Zoetermeer was tot begin jaren '60 een kleine dorpje in het midden van het zogenaamde groene hart van Nederland. Eigenlijk waren het twee dorpje, namelijk Zegwaard en Zoetermeer. De naam Zoetermeer vinden we al verder terug in de geschiedenis bij de vrij onbekende "slag bij Zoetermeer" die het veel bekendere Leidens ontzet op drie oktober mogelijk maakte. In de zestiger jaren werd het aangewezen als groeikern. En in de zeventiger en tachtiger jaren was dit het beeld wat men in Zuid-holland van Zoetermeer had.

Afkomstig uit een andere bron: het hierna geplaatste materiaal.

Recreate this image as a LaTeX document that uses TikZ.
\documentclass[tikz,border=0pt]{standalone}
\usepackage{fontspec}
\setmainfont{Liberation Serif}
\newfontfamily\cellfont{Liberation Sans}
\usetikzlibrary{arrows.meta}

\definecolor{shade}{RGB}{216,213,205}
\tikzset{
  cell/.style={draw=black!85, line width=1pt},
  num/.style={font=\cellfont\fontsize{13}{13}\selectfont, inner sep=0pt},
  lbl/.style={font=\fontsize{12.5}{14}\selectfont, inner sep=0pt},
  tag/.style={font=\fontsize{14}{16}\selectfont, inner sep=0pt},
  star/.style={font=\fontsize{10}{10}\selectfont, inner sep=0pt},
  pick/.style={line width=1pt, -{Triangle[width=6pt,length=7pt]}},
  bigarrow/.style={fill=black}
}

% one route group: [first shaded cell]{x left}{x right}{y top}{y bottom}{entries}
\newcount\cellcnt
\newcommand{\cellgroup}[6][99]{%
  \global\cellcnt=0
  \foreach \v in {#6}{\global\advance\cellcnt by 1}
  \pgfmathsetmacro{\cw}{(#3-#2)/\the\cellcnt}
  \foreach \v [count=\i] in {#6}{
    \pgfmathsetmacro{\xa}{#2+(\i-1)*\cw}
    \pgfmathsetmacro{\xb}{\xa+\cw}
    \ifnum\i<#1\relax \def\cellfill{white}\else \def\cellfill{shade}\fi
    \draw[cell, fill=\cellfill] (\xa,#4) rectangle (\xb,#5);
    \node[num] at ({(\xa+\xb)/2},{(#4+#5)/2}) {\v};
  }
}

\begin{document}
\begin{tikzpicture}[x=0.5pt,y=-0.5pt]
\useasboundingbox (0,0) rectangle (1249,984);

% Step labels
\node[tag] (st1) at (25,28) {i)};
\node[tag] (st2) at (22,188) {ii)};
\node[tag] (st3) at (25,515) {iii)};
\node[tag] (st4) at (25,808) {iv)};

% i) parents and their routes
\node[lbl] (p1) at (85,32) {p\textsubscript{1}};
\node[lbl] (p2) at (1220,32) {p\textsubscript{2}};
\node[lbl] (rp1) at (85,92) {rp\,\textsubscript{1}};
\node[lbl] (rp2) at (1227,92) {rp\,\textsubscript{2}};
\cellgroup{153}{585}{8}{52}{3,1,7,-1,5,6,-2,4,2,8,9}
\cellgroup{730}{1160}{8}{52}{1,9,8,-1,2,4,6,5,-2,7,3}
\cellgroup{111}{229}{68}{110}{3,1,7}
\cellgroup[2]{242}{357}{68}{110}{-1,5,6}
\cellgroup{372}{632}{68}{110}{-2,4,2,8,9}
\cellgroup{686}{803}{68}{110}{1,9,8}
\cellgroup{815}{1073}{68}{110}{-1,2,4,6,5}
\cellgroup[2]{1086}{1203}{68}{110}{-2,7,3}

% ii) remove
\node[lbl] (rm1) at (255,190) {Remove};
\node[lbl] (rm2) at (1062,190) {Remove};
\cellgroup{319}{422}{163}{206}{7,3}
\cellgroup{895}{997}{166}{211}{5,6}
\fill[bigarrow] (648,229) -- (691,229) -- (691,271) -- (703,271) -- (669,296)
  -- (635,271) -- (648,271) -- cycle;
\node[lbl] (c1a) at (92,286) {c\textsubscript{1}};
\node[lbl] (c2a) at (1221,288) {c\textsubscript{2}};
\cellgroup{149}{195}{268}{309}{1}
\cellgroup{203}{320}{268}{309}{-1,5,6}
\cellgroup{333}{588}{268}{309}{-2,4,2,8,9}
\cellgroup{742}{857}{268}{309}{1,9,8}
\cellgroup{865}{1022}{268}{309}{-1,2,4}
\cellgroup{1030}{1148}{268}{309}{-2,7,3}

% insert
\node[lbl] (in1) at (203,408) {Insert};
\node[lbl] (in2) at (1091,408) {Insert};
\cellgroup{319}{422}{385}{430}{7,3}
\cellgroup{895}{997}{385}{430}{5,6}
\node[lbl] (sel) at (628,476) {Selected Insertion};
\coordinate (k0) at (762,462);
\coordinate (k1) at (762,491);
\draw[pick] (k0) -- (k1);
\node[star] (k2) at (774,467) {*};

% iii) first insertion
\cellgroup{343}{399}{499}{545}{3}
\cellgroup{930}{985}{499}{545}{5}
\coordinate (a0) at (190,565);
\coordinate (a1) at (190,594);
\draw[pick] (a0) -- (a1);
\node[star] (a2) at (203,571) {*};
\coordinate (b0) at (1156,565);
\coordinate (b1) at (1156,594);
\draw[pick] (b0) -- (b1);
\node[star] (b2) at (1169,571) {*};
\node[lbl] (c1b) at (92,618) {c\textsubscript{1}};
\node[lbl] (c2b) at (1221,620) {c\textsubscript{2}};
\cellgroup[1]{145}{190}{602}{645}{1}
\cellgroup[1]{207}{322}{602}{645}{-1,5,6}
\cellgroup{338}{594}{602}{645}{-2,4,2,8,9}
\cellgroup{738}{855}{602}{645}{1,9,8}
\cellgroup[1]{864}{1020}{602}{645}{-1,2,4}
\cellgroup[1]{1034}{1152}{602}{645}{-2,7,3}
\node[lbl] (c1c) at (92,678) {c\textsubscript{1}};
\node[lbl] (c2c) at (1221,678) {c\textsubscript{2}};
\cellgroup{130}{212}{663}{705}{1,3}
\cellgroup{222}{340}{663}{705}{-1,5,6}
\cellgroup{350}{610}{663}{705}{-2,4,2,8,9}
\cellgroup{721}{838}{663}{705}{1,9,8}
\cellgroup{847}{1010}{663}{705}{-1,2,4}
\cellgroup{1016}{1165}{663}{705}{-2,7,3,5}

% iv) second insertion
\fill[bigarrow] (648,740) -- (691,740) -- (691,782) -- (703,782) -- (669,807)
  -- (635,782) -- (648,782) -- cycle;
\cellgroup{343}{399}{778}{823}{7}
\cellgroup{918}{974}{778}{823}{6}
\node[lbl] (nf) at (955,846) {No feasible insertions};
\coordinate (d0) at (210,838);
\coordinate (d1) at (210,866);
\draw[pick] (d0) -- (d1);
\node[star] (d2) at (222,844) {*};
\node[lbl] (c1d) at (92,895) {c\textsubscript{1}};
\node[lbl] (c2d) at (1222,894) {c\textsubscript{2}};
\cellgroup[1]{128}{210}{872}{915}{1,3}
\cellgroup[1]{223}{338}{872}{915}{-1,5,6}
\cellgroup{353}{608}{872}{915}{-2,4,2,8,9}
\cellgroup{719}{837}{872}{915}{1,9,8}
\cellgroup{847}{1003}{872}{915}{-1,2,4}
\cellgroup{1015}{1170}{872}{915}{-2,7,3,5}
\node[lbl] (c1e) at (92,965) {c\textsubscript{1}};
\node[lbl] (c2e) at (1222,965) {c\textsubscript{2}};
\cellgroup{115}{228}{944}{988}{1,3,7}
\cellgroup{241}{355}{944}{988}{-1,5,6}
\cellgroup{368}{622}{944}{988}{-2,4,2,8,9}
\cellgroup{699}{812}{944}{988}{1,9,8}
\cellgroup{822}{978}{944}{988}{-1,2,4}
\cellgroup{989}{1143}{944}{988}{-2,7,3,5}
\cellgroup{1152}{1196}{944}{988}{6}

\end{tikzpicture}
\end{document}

Van de oude kernen is nauwelijks iets terug te vinden. Rond de dorpsstraat vinden we nog oudere gebouwen, grote kerken etc. die nog aan een heel andere verleden doen denken maar de hoeveelheid nieuwbouw rond die oude kern doen die tot een marginaal gebied verschrompelen.
En zoals in veel oudere Nederlandse steden heeft ook het oude Zoetermeer zijn windmolen. Een mooi wit exemplaar dit keer.
Direct naast het oude centrum vinden we een grote waterpartij, zeg maar een klein meertje, met de fraaie naam "De grote Dobbe". Direct daarnaast vinden we het stadhuis en het begin van het winkelcentrum, het Stadhart.
Kijken we bij dat stadhuis nog even achterom over het meer dan hebben we een fraai gezicht over het oude Zoetermeer, gedomineerd door de twee kerken.
Maar Zoetermeer heeft qua architectuur meer te bieden dan het oude. Een wandeling net buiten de in de jaren 60 en 70 aangelegde kernen laat mooi opgezette stedelijke landschappen zien met goed daarin passende gebouwen. Een mooi voorbeeld is het NS-station, gebouwd als onderdeel van de Nelson Mandela brug die over de A12 en de ernaast liggende bijwegen loopt en aansluit op het nieuwe Zoetermeer dat we ten zuiden van de A12 kunnen vinden.
Inmiddels zien we dat een deel van de bebouwing uit de jaren '60 al weer het veld aan het ruimen is voor een nieuwe generatie. In het winkelcentrum zien we daar bijvoorbeeld al fraaie voorbeelden van.